Home » Governance » Chamisa Fingered in Mangoma Violence

As the internal turmoil continues to rage on in the Movement for Democratic Change (MDC-T), national organising secretary, Nelson Chamisa, has been implicated in the violence unleashed on the party’s deputy treasurer-general Elton Mangoma mid February at the movement’s headquarters in Harare.

A four-minute, six seconds security video taken during the melee that saw Mangoma beaten up with punches and slaps all over his body by party youths, places Chamisa smack dab in the centre of the incensed crowd, a few minutes before the assault.

Standing amongst the crowd, which was singing and chanting, baying for Mangoma’s blood, snapshots from the video show Chamisa relating to some of the gathered youths. Although in one instance the affable legislator appears with a finger on his lips as if in a silencing shush signal several other scenes show him laughing as if in jest with the gathered crowd, which was itching to have a go at Mangoma.
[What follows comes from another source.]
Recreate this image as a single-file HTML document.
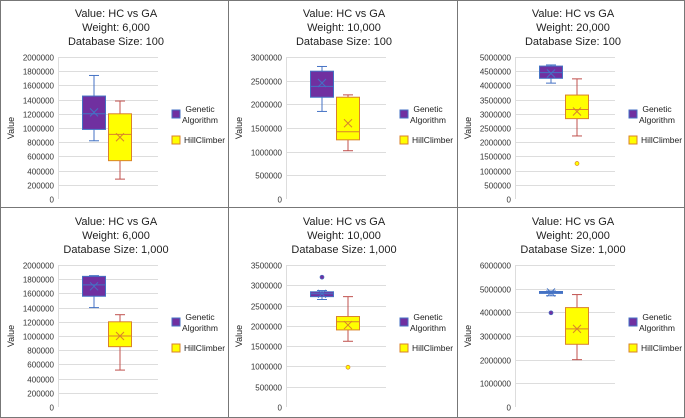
<!DOCTYPE html>
<html><head><meta charset="utf-8">
<style>
html,body{margin:0;padding:0;background:#fff;}
svg{display:block;font-family:"Liberation Sans",sans-serif;}
</style></head>
<body>
<svg id="fig" width="685" height="418" viewBox="0 0 685 418"></svg>
<script>
// Panel settings
const panelWeights = ["6,000","10,000","20,000","6,000","10,000","20,000"];
const panelDbSizes = ["100","100","100","1,000","1,000","1,000"];
const panelAxisMax = [2000000,3000000,5000000,2000000,3500000,6000000];
const panelAxisStep = [200000,500000,500000,200000,500000,1000000];
// Genetic Algorithm: [min, q1, median, q3, max, mean]
const gaStats = [
  [820000,980000,1200000,1450000,1740000,1220000],
  [1850000,2150000,2380000,2700000,2800000,2450000],
  [4080000,4250000,4450000,4680000,4720000,4420000],
  [1400000,1560000,1720000,1840000,1850000,1700000],
  [2650000,2720000,2790000,2840000,2870000,2790000],
  [4700000,4800000,4840000,4880000,4900000,4840000]
];
const gaOutliers = [[],[],[],[],[3200000],[3980000]];
// HillClimber
const hcStats = [
  [280000,540000,910000,1200000,1380000,870000],
  [1020000,1250000,1420000,2150000,2200000,1600000],
  [2220000,2830000,3150000,3660000,4230000,3080000],
  [520000,850000,1000000,1200000,1300000,1000000],
  [1620000,1900000,2100000,2230000,2720000,2020000],
  [2000000,2650000,3300000,4200000,4750000,3300000]
];
const hcOutliers = [[],[],[1250000],[],[980000],[]];

const NS="http://www.w3.org/2000/svg";
const svg=document.getElementById('fig');
function mk(tag,attrs,parent){const e=document.createElementNS(NS,tag);for(const k in attrs)e.setAttribute(k,attrs[k]);(parent||svg).appendChild(e);return e;}
function txt(s,attrs,parent){const e=mk('text',attrs,parent);e.textContent=s;return e;}

const colX=[0,228,457], rowY=[0,207];
const frame=mk('rect',{x:0.5,y:0.5,width:684,height:417,fill:'none',stroke:'#777','stroke-width':1});


[228,457].forEach(x=>{const l=mk('line',{x1:x+0.5,y1:0,x2:x+0.5,y2:418,stroke:'#777'});

});
const hl=mk('line',{x1:0,y1:207.5,x2:685,y2:207.5,stroke:'#777'});



function drawBox(g,stats,outs,cx,yS,fill,stroke,wstroke,name){
  const [mn,q1,md,q3,mx,mean]=stats;const w=23;const bx=cx-w/2;
  const bg=mk('g',{},g);
  
  
  mk('line',{x1:cx,y1:yS(mx),x2:cx,y2:yS(q3),stroke:wstroke,'stroke-width':1},bg);
  mk('line',{x1:cx,y1:yS(q1),x2:cx,y2:yS(mn),stroke:wstroke,'stroke-width':1},bg);
  mk('line',{x1:cx-5,y1:yS(mx),x2:cx+5,y2:yS(mx),stroke:wstroke},bg);
  mk('line',{x1:cx-5,y1:yS(mn),x2:cx+5,y2:yS(mn),stroke:wstroke},bg);
  mk('rect',{x:bx,y:yS(q3),width:w,height:Math.max(1,yS(q1)-yS(q3)),fill:fill,stroke:stroke,'stroke-width':1},bg);
  mk('line',{x1:bx,y1:yS(md),x2:bx+w,y2:yS(md),stroke:stroke},bg);
  const my=yS(mean);
  mk('path',{d:`M${cx-4},${my-4}L${cx+4},${my+4}M${cx+4},${my-4}L${cx-4},${my+4}`,stroke:stroke,'stroke-width':1},bg);
  outs.forEach(o=>{const c=mk('circle',{cx:cx,cy:yS(o),r:2,fill:fill,stroke:stroke,'stroke-width':0.7},bg);
    
    });
}

for(let i=0;i<6;i++){
  const ox=colX[i%3], oy=rowY[Math.floor(i/3)]+(i>=3?1:0);
  const g=mk('g',{transform:`translate(${ox},${oy})`});
  
  
  const t=mk('g',{},g);
  
  
  txt('Value: HC vs GA',{x:116,y:17,'text-anchor':'middle','font-size':11,fill:'#222'},t);
  txt('Weight: '+panelWeights[i],{x:116,y:31,'text-anchor':'middle','font-size':11,fill:'#222'},t);
  txt('Database Size: '+panelDbSizes[i],{x:116,y:45,'text-anchor':'middle','font-size':11,fill:'#222'},t);
  const pl=58,pw=100,pt=57,pb=199;
  const max=panelAxisMax[i], step=panelAxisStep[i];
  const yS=v=>pb-(v/max)*(pb-pt);
  const ax=mk('g',{},g);
  
  
  for(let v=0;v<=max+1;v+=step){
    const y=Math.round(yS(v))+0.5;
    if(v>0) mk('line',{x1:pl,y1:y,x2:pl+pw,y2:y,stroke:'#ddd','stroke-width':1},ax);
    txt(String(v),{x:pl-4,y:y+3,'text-anchor':'end','font-size':8,fill:'#333'},ax);
  }
  mk('line',{x1:pl+0.5,y1:pt,x2:pl+0.5,y2:pb,stroke:'#ddd'},ax);
  const yt=txt('Value',{x:0,y:0,'text-anchor':'middle','font-size':9,fill:'#222',transform:`translate(14,${(pt+pb)/2}) rotate(-90)`},g);
  
  
  drawBox(g,gaStats[i],gaOutliers[i],pl+36,yS,'#7030a0','#4472c4','#4472c4','box-genetic-algorithm');
  drawBox(g,hcStats[i],hcOutliers[i],pl+62,yS,'#ffff00','#d9822b','#c0504d','box-hillclimber');
  const lg=mk('g',{},g);
  
  
  const l1=mk('g',{},lg);
  
  
  mk('rect',{x:172,y:110,width:8,height:8,fill:'#7030a0',stroke:'#4472c4'},l1);
  txt('Genetic',{x:200,y:112,'text-anchor':'middle','font-size':8.5,fill:'#222'},l1);
  txt('Algorithm',{x:200,y:123,'text-anchor':'middle','font-size':8.5,fill:'#222'},l1);
  const l2=mk('g',{},lg);
  
  
  mk('rect',{x:172,y:136,width:8,height:8,fill:'#ffff00',stroke:'#d9822b'},l2);
  txt('HillClimber',{x:184,y:143,'font-size':8.5,fill:'#222'},l2);
}
</script>
</body></html>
“Chamisa was there laughing, yet he knew that I was going to be beaten up. And (party president Morgan) Tsvangirai also knew that I was going to be beaten up,” Mangoma told the Financial Gazette. Chamisa yesterday denied any involvement in the assault and accused Mangoma of being on a mudslinging spree.

“I am not the author of what happened to Mangoma. Certainly not. He (Mangoma) should tell us what his role was. He knows the facts. He must tell you the truth. And not this sustained attack on my person,” he said. Chamisa said, if anything, he had actually tried to clear the way and disperse the rowdy crowd.

According to Chamisa, he had been upstairs in the same room with other Standing Committee members, including Mangoma, for a meeting when at the end of it all he went down to try and disperse the madding crowd. There was no way he would be seen laughing over someone’s planned beating, he claimed. “I am a Christian and would not do that,” he said.

Although party national spokesperson, Douglas Mwonzora, who is the one who ordered that a video be recorded to capture all proceedings, admitted on Tuesday that it was indeed Chamisa in the video, he was quick to dismiss any insinuations that the organising secretary had anything to do with the assault.

“That’s not correct. Chamisa had no motive. He was trying to stop the crowd,” Mwonzora said.

“Does that look like someone who was stopping people?” asked Mangoma. “It looks like someone who is comfortable with what was going on around him. If they claim that Chamisa’s laughter was a way of stopping those youths, then in that case that is a new meaning for laughter.”

Although Mwonzora claims the youths that were captured in the video were not party youths but that they were sent by other parties, Mangoma denies it. “They were all youths from the party. There were no strangers amongst them,” he said.

So far seven youths from the party have been charged with assault in the matter and will appear in court on April 5. Mwonzora is representing the youths on pro bono basis. Although Mangoma is not charging Chamisa with anything – at least not yet – he wants the charged youths to explain what role Chamisa played in the violence that saw the deputy treasurer-general sustaining some injuries and bleeding from the noise. His shirt was torn in the ruckus of the violence and his spectacles broken.

The youths attacked Mangoma and youth leader Promise Mkwananzi just outside the MDC-T Harvest House headquarters. Secretary-general Tendai Biti reportedly escaped the charged mob.

The attack occurred soon after a provincial chairpersons’ meeting chaired by Tsvangirai, just a week after Mangoma had sent a damning letter to the MDC-T leader, suggesting that he consider stepping down.

“It is my humble submission that, at this juncture, it is time you consider leaving the office of the president of the movement,” he said in the fateful letter, which triggered a series of reactions on the part of both Mangoma and party, culminating in the suspension of deputy treasurer-general.

Party youths had gathered outside Harvest House spoiling to beat up Mangoma as a reaction to the letter. Singing and chanting their intentions to beat up the former energy minister in the inclusive government, the youths defied earlier efforts by Tsvangirai and party chairman, Lovemore Moyo, to quiet them down and get them to disperse. Mangoma claims Tsvangirai who had said he would get out of the meeting with him and shield him from the angry mob, suddenly stepped back and disappeared in the few minutes the attack took place, leaving Mangoma alone and exposed.

“He was obviously roundabout there, seeing and hearing the violence. They were part of it,” Mangoma still smarting from the attack said of Tsvangirai and Chamisa. “We will expose violent people in the party. As a party we are against violence. Those people who do not want to follow the MDC and its rules will fall off and be rejected by the people.”